**Task to complete:**
Take the lines from the top down to and including the one with "const yearLabel = 'год';" and repeat them exactly. Omit images.

**Given information:**
** START **
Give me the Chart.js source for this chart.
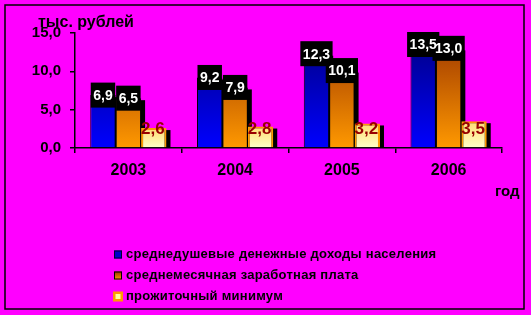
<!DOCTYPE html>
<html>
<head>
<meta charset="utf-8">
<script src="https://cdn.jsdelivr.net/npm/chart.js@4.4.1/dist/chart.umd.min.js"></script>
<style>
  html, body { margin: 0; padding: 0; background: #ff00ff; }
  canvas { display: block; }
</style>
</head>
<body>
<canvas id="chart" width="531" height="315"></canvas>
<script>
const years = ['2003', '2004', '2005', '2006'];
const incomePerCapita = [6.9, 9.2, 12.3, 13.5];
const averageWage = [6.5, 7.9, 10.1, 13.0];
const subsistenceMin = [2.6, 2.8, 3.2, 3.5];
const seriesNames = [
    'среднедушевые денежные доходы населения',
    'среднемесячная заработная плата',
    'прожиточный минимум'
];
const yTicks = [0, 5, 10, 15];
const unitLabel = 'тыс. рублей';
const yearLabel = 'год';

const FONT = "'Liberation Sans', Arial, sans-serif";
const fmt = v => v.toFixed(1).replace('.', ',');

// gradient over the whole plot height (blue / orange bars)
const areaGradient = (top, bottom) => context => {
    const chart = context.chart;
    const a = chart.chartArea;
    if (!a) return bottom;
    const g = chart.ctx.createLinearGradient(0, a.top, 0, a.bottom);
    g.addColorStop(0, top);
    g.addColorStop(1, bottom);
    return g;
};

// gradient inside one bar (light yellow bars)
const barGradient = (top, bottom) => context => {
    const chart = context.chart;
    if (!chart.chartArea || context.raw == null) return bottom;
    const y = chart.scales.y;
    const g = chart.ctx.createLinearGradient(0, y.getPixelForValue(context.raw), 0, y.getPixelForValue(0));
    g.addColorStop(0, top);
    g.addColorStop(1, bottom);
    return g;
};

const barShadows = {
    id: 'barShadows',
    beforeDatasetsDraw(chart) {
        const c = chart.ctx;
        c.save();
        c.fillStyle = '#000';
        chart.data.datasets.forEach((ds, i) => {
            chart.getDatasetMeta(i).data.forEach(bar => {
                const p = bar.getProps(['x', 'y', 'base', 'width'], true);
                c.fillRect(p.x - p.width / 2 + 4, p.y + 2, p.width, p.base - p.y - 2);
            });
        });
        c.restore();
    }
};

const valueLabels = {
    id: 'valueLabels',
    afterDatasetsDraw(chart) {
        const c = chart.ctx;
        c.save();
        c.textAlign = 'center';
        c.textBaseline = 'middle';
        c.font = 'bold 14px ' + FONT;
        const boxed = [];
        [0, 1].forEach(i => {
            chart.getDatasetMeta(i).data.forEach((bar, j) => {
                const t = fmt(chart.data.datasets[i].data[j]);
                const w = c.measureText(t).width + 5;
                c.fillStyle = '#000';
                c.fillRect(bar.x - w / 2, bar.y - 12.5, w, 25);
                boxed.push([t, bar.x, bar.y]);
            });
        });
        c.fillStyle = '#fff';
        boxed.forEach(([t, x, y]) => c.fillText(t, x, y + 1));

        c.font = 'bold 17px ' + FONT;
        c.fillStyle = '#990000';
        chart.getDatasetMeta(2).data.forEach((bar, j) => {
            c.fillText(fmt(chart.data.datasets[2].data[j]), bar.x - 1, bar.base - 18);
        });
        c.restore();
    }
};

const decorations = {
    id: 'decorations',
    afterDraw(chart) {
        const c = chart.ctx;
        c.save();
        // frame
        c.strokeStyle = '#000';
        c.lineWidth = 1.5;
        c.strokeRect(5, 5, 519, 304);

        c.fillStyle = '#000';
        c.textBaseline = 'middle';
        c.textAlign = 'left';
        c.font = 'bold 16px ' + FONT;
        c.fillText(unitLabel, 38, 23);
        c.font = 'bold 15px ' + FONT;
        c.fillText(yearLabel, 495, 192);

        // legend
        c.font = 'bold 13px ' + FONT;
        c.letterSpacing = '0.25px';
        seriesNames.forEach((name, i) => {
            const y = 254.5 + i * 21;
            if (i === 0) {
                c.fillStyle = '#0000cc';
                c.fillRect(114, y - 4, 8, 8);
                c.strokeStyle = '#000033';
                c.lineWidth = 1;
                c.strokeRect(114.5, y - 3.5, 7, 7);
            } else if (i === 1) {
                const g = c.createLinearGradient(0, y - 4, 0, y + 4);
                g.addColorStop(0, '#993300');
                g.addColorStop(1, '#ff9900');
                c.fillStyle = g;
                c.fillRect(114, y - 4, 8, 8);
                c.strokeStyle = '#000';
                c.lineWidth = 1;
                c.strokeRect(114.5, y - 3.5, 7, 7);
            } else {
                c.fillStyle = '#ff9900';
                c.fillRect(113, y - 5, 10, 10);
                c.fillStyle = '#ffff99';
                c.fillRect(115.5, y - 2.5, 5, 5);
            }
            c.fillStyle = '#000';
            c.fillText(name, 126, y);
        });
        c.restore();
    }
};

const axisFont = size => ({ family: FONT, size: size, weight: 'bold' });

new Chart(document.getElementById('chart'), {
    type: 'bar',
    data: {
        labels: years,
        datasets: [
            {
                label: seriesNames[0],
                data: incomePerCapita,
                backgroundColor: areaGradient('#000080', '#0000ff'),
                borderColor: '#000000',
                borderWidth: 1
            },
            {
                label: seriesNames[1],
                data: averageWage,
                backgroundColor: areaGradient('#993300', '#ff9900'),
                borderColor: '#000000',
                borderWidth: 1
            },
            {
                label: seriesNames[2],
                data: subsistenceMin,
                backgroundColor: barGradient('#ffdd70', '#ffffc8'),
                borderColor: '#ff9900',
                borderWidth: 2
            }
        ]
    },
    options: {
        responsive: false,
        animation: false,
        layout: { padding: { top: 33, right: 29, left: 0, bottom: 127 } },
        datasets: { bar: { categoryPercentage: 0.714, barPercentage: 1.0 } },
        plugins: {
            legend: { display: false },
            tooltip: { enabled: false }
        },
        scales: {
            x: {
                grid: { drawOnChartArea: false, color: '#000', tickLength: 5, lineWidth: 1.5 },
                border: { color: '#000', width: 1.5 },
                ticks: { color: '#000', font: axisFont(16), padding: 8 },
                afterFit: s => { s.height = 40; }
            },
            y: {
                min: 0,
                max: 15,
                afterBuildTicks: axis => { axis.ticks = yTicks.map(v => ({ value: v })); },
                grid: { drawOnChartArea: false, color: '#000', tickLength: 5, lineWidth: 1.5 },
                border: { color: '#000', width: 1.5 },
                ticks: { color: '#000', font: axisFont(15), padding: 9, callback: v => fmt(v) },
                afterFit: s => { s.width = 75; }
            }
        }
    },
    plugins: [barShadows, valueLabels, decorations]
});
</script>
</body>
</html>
** END **
**Exercise output:**
Give me the Chart.js source for this chart.
<!DOCTYPE html>
<html>
<head>
<meta charset="utf-8">
<script src="https://cdn.jsdelivr.net/npm/chart.js@4.4.1/dist/chart.umd.min.js"></script>
<style>
  html, body { margin: 0; padding: 0; background: #ff00ff; }
  canvas { display: block; }
</style>
</head>
<body>
<canvas id="chart" width="531" height="315"></canvas>
<script>
const years = ['2003', '2004', '2005', '2006'];
const incomePerCapita = [6.9, 9.2, 12.3, 13.5];
const averageWage = [6.5, 7.9, 10.1, 13.0];
const subsistenceMin = [2.6, 2.8, 3.2, 3.5];
const seriesNames = [
    'среднедушевые денежные доходы населения',
    'среднемесячная заработная плата',
    'прожиточный минимум'
];
const yTicks = [0, 5, 10, 15];
const unitLabel = 'тыс. рублей';
const yearLabel = 'год';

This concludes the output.